The wolves and humans are not allies, however: wolves prey on the herds of sheep and horses. Constant vigilance against wolf attack is part of daily life for a nomad. And yet, the cultural and ecological value of the species means that balance is imperative. As one of Chen’s fellow herders explains:
“The grassland is a complex place,” Uljii said. “Everything is linked and the wolves are the major link, tied to all the others. If that link is removed, livestock raising will disappear out here. You can’t count all the benefits the wolves bring, far greater than the damage they cause.”
It’s a story that echoes, in some ways, the Australian dingo, one of Australia’s few mammalian apex predators, viewed for so long as a scourge by farmers. But recent research suggests that apex predators like the dingo play an integral role in ecological balance.
Wolf Totem also explores the way in which age-old land management practices have helped preserve fragile wild places such as the Mongolian steppes.

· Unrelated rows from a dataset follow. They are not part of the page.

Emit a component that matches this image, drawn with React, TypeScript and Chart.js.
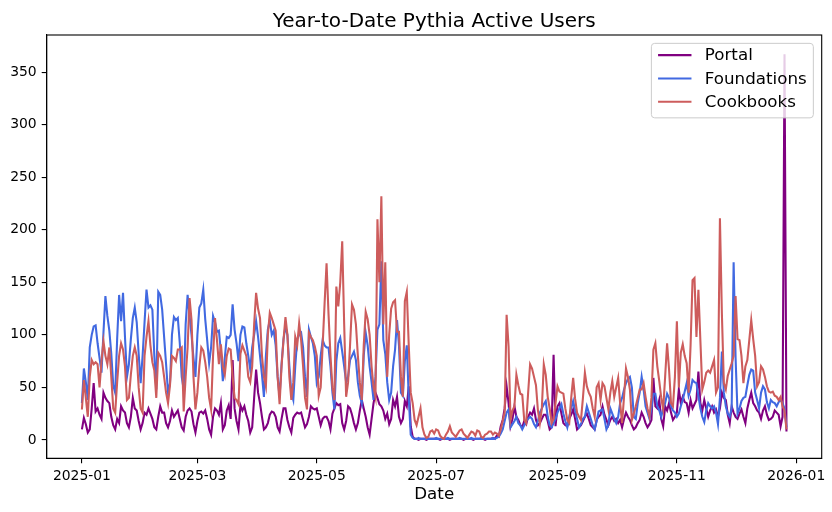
import React, { useEffect, useRef } from "react";
import { Chart, registerables } from "chart.js";

Chart.register(...registerables);

const TITLE = "Year-to-Date Pythia Active Users";
const X_TITLE = "Date";
const START = Date.UTC(2025, 0, 1);
const X_TICK_LABELS = ["2025-01", "2025-03", "2025-05", "2025-07", "2025-09", "2025-11", "2026-01"];
const Y_TICKS = [0, 50, 100, 150, 200, 250, 300, 350];
const SERIES_NAMES = ["Portal", "Foundations", "Cookbooks"];
const SERIES_COLORS = ["#800080", "#4169E1", "#CD5C5C"];

// daily values, starting 2025-01-01
const portal = [
  10, 21, 15, 7, 10, 30, 54, 27, 30, 24,
  20, 45, 40, 37, 35, 22, 14, 10, 20, 16,
  32, 28, 26, 16, 12, 22, 40, 30, 28, 18,
  10, 16, 26, 24, 30, 25, 20, 12, 10, 22,
  32, 26, 26, 16, 12, 18, 28, 22, 25, 28,
  20, 12, 9, 22, 28, 30, 27, 15, 7, 18,
  26, 27, 25, 28, 20, 10, 5, 22, 30, 28,
  24, 35, 10, 14, 28, 33, 20, 76, 30, 18,
  10, 33, 28, 32, 24, 18, 7, 12, 40, 67,
  45, 35, 22, 10, 12, 16, 24, 27, 26, 22,
  12, 8, 20, 30, 30, 19, 12, 7, 21, 24,
  26, 25, 26, 19, 12, 15, 22, 32, 30, 29,
  30, 22, 14, 20, 22, 22, 18, 10, 25, 30,
  35, 33, 34, 16, 10, 18, 32, 30, 24, 16,
  10, 16, 28, 38, 30, 22, 12, 5, 20, 35,
  45, 40, 34, 32, 28, 20, 25, 15, 20, 38,
  32, 41, 22, 16, 20, 37, 32, 51, 13, 3,
  1, 1, 0, 1, 1, 1, 0, 1, 1, 1,
  1, 1, 1, 0, 1, 1, 1, 1, 0, 1,
  1, 1, 1, 1, 1, 0, 1, 1, 1, 1,
  0, 1, 1, 1, 1, 1, 0, 1, 1, 1,
  2, 1, 4, 3, 13, 19, 30, 51, 35, 13,
  20, 32, 22, 19, 14, 12, 18, 15, 22, 26,
  24, 30, 19, 14, 16, 20, 24, 24, 18, 10,
  12, 81, 13, 32, 35, 25, 16, 14, 13, 20,
  24, 29, 20, 10, 12, 14, 18, 22, 25, 20,
  14, 12, 10, 19, 22, 24, 32, 24, 19, 14,
  19, 22, 18, 20, 16, 19, 12, 20, 26, 22,
  19, 14, 10, 12, 16, 19, 26, 22, 16, 12,
  15, 19, 59, 32, 30, 38, 20, 13, 32, 28,
  35, 26, 19, 22, 26, 48, 35, 41, 36, 35,
  26, 38, 30, 34, 38, 65, 35, 28, 38, 30,
  22, 28, 32, 26, 29, 22, 30, 45, 40, 38,
  24, 16, 32, 26, 22, 20, 25, 29, 22, 16,
  30, 38, 45, 35, 32, 28, 26, 20, 28, 32,
  24, 19, 20, 22, 28, 26, 24, 13, 22, 367, 8,
];

const foundations = [
  35, 68, 55, 38, 88, 100, 108, 109, 92, 78,
  64, 102, 137, 118, 104, 82, 52, 45, 96, 138,
  113, 140, 98, 60, 72, 96, 116, 126, 112, 82,
  54, 80, 112, 143, 126, 128, 124, 80, 48, 141,
  138, 124, 98, 72, 45, 54, 100, 117, 114, 116,
  92, 60, 48, 110, 138, 118, 100, 78, 60, 100,
  126, 130, 143, 115, 95, 73, 88, 118, 112, 103,
  104, 84, 56, 78, 98, 97, 100, 129, 105, 92,
  75, 100, 108, 107, 92, 80, 67, 88, 100, 113,
  98, 80, 62, 41, 80, 105, 114, 100, 104, 90,
  60, 41, 72, 96, 108, 100, 70, 45, 38, 70,
  96, 100, 102, 88, 60, 41, 105, 98, 92, 80,
  54, 60, 80, 95, 90, 88, 88, 70, 45, 29,
  75, 92, 97, 84, 70, 55, 60, 76, 80, 84,
  76, 55, 42, 35, 80, 102, 90, 70, 55, 38,
  60, 105, 110, 170, 95, 82, 55, 38, 45, 70,
  86, 114, 90, 45, 42, 75, 90, 40, 5, 2,
  1, 1, 2, 1, 1, 1, 2, 1, 1, 1,
  1, 2, 1, 1, 1, 1, 1, 2, 1, 1,
  1, 1, 1, 2, 1, 1, 1, 1, 1, 2,
  1, 1, 1, 1, 2, 1, 1, 1, 1, 1,
  2, 1, 2, 3, 6, 10, 18, 26, 29, 12,
  15, 18, 22, 16, 14, 10, 14, 18, 20, 22,
  20, 15, 12, 18, 26, 30, 34, 37, 22, 14,
  12, 16, 20, 26, 30, 34, 25, 18, 12, 22,
  30, 37, 28, 20, 12, 15, 20, 22, 32, 26,
  20, 14, 10, 18, 27, 28, 29, 20, 10, 14,
  30, 25, 20, 16, 22, 35, 40, 48, 54, 58,
  60, 50, 22, 20, 35, 45, 60, 48, 32, 26,
  20, 30, 44, 44, 32, 28, 22, 30, 35, 44,
  40, 32, 28, 26, 22, 25, 32, 38, 46, 54,
  42, 48, 57, 55, 54, 42, 30, 22, 17, 28,
  35, 32, 30, 32, 26, 15, 40, 84, 45, 32,
  25, 22, 30, 169, 78, 25, 30, 37, 40, 41,
  52, 62, 67, 66, 45, 38, 30, 45, 51, 48,
  36, 30, 38, 36, 35, 32, 36, 38, 35, 30, 12,
];

const cookbooks = [
  29, 57, 40, 22, 60, 76, 72, 74, 72, 50,
  75, 94, 80, 72, 88, 60, 30, 26, 55, 80,
  92, 86, 70, 38, 40, 62, 80, 88, 80, 50,
  30, 26, 80, 98, 113, 90, 74, 66, 40, 83,
  80, 74, 60, 45, 35, 52, 80, 78, 75, 86,
  86, 88, 27, 60, 88, 135, 114, 60, 29, 45,
  70, 88, 85, 74, 60, 40, 29, 80, 116, 95,
  72, 91, 70, 62, 80, 87, 86, 60, 40, 38,
  34, 82, 90, 85, 80, 60, 55, 70, 110, 140,
  125, 116, 80, 60, 51, 100, 121, 116, 110, 104,
  60, 34, 70, 95, 117, 100, 60, 38, 55, 98,
  90, 111, 95, 70, 40, 29, 102, 98, 95, 89,
  80, 42, 50, 90, 130, 168, 120, 80, 50, 38,
  146, 127, 150, 189, 110, 41, 55, 90, 129, 124,
  110, 80, 55, 38, 90, 122, 115, 100, 70, 50,
  41, 210, 150, 232, 110, 169, 60, 100, 125, 131,
  133, 103, 103, 60, 41, 132, 141, 90, 45, 35,
  19, 14, 22, 30, 12, 5, 2, 3, 8, 9,
  6, 10, 9, 4, 2, 1, 5, 8, 13, 7,
  5, 3, 6, 9, 10, 6, 4, 2, 5, 8,
  7, 4, 9, 8, 3, 2, 5, 6, 8, 8,
  5, 7, 6, 4, 10, 18, 26, 119, 89, 19,
  28, 32, 62, 52, 44, 43, 19, 16, 45, 72,
  68, 60, 52, 28, 16, 30, 72, 62, 41, 30,
  16, 20, 35, 51, 46, 45, 44, 30, 19, 16,
  40, 59, 39, 26, 22, 19, 40, 64, 51, 45,
  41, 30, 22, 50, 54, 38, 54, 51, 40, 29,
  45, 56, 41, 50, 59, 35, 16, 41, 68, 60,
  48, 19, 25, 32, 40, 48, 48, 54, 41, 30,
  22, 40, 86, 92, 70, 56, 40, 29, 60, 92,
  67, 35, 32, 60, 113, 50, 83, 91, 80, 73,
  45, 90, 152, 154, 98, 143, 95, 48, 55, 64,
  66, 64, 70, 76, 45, 50, 211, 120, 54, 48,
  61, 67, 73, 80, 137, 96, 95, 80, 54, 70,
  76, 95, 114, 96, 80, 51, 55, 70, 67, 60,
  51, 46, 45, 46, 42, 41, 38, 41, 32, 28, 10,
];

const SERIES = [portal, foundations, cookbooks];

function labelToDay(label: string): number {
  const [y, m] = label.split("-").map(Number);
  return Math.round((Date.UTC(y, m - 1, 1) - START) / 86400000);
}
const X_TICK_DAYS = X_TICK_LABELS.map(labelToDay);

const FONT = "DejaVu Sans";

const overlayPlugin = {
  id: "overlay",
  afterDraw(chart: any) {
    const { ctx, chartArea: a } = chart;
    ctx.save();
    ctx.strokeStyle = "#000";
    ctx.lineWidth = 1.1;
    ctx.strokeRect(a.left, a.top, a.right - a.left, a.bottom - a.top);
    ctx.fillStyle = "#000";
    ctx.font = `20px "${FONT}"`;
    ctx.textAlign = "center";
    ctx.textBaseline = "alphabetic";
    ctx.fillText(TITLE, (a.left + a.right) / 2, a.top - 8);
    const fs = 16.7;
    ctx.font = `${fs}px "${FONT}"`;
    const maxW = Math.max(...SERIES_NAMES.map((n) => ctx.measureText(n).width));
    const pad = 0.4 * fs;
    const handle = 2 * fs;
    const textPad = 0.8 * fs;
    const boxW = 2 * pad + handle + textPad + maxW;
    const boxR = a.right - 0.5 * fs;
    const boxT = a.top + 0.5 * fs;
    const boxL = boxR - boxW;
    const rowH = 23.3;
    const boxH = 74.5;
    ctx.beginPath();
    ctx.roundRect(boxL, boxT, boxW, boxH, 3.3);
    ctx.fillStyle = "rgba(255,255,255,0.8)";
    ctx.fill();
    ctx.strokeStyle = "#cccccc";
    ctx.lineWidth = 1;
    ctx.stroke();
    ctx.textAlign = "left";
    ctx.textBaseline = "middle";
    SERIES_NAMES.forEach((name, i) => {
      const cy = boxT + 11.8 + i * rowH;
      ctx.strokeStyle = SERIES_COLORS[i];
      ctx.lineWidth = 2.08;
      ctx.beginPath();
      ctx.moveTo(boxL + pad, cy);
      ctx.lineTo(boxL + pad + handle, cy);
      ctx.stroke();
      ctx.fillStyle = "#000";
      ctx.fillText(name, boxL + pad + handle + textPad, cy + 1);
    });
    ctx.restore();
  },
};

export default function App() {
  const ref = useRef<HTMLCanvasElement | null>(null);
  useEffect(() => {
    if (!ref.current) return;
    const datasets = SERIES.map((vals, i) => ({
      label: SERIES_NAMES[i],
      data: vals.map((v, d) => ({ x: d, y: v })),
      borderColor: SERIES_COLORS[i],
      backgroundColor: SERIES_COLORS[i],
      borderWidth: 2.08,
      pointRadius: 0,
      tension: 0,
      fill: false,
      order: 3 - i,
    }));
    const chart = new Chart(ref.current, {
      type: "line",
      data: { datasets },
      options: {
        responsive: false,
        animation: false,
        events: [],
        layout: { padding: { left: 0, right: 10.3, top: 35, bottom: 0 } },
        plugins: {
          legend: { display: false },
          title: { display: false },
          tooltip: { enabled: false },
        },
        scales: {
          x: {
            type: "linear",
            min: -18,
            max: 378,
            afterFit: (s: any) => {
              s.height = 53.7;
            },
            afterBuildTicks: (s: any) => {
              s.ticks = X_TICK_DAYS.map((v) => ({ value: v }));
            },
            ticks: {
              autoSkip: false,
              maxRotation: 0,
              minRotation: 0,
              padding: 5,
              color: "#000",
              font: { family: FONT, size: 13.9 },
              callback: (v: any) => {
                const idx = X_TICK_DAYS.indexOf(Number(v));
                return idx >= 0 ? X_TICK_LABELS[idx] : "";
              },
            },
            grid: { drawOnChartArea: false, drawTicks: true, tickLength: 5, color: "#000", lineWidth: 1.1 },
            border: { display: true, color: "#000", width: 1.1 },
            title: {
              display: true,
              text: X_TITLE,
              color: "#000",
              font: { family: FONT, size: 16.7 },
              padding: { top: 0, bottom: 7 },
            },
          },
          y: {
            type: "linear",
            min: -17.5,
            max: 385.4,
            afterFit: (s: any) => {
              s.width = 46.7;
            },
            afterBuildTicks: (s: any) => {
              s.ticks = Y_TICKS.map((v) => ({ value: v }));
            },
            ticks: {
              padding: 5,
              color: "#000",
              font: { family: FONT, size: 13.9 },
              callback: (v: any) => String(v),
            },
            grid: { drawOnChartArea: false, drawTicks: true, tickLength: 5, color: "#000", lineWidth: 1.1 },
            border: { display: true, color: "#000", width: 1.1 },
          },
        },
      },
      plugins: [overlayPlugin],
    } as any);
    return () => chart.destroy();
  }, []);
  return (
    <div style={{ position: "absolute", left: 0, top: 0, width: 832, height: 512, background: "#fff" }}>
      <canvas ref={ref} width={832} height={512} style={{ display: "block" }} />
    </div>
  );
}
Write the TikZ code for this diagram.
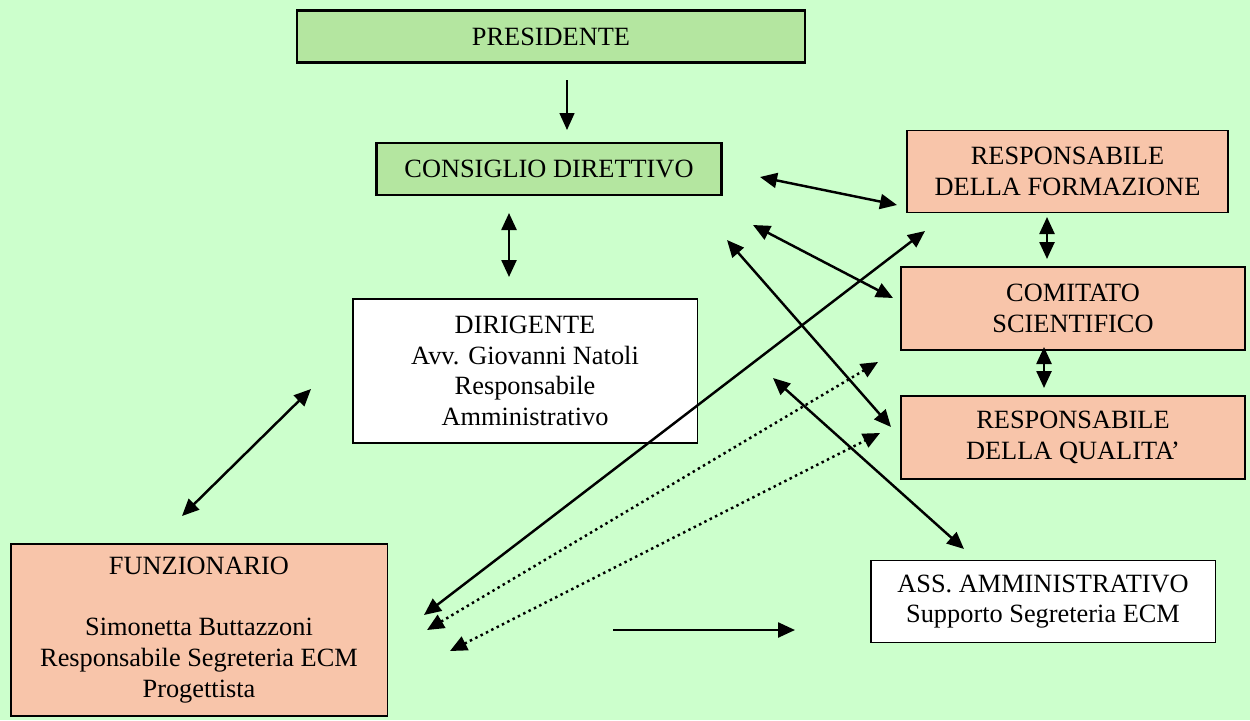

The idea that an indigenous people has valuable eco-spiritual knowledge sound resonate with Australian readers. The comparison deepens when we take into account the quasi-colonial influx of Han Chinese to Inner Mongolia; these are sedentary farmers who view the wolves as a a pest. This view hardens after an entire horse herd is massacred by a pack of desperate wolves.
Soon the Han settlers start a campaign against the wolves. More and more migrant farmers arrive, bringing entrenched cultural attitudes and land management practices with them. The outcomes are evident today: much of this area has experienced desertification and the frequency and severity of North China’s dust storms are increasing.
Mirroring this catastrophic effort to subjugate the land is Chen’s attempt to raise a wolf cub he has captured. The cub refuses all efforts at domestication: its fierce nature will not submit to human will or a human way of life. It is a relationship that cannot end well.
But did I enjoy reading this book? Author Jiang Rong spends far too much time describing the social hierarchy of wolves and horses. He spends even more time anthropomorphising wolves: cunning predators, military masterminds, vengeful fighters. It’s all a bit much and a strong editor could have easily cut the book down by a third, strengthening its impact.
Perhaps Jiang is too close to the subject; it is loosely autobiographical after all. Yet without this sort of insight into minor, yet epochal moments, the slow collapse of the world can seem insurmountable. Jiang teaches us that we need to develop a cultural and ecological literacy if we are to preserve wild places and, as twee as it sounds, live sustainably.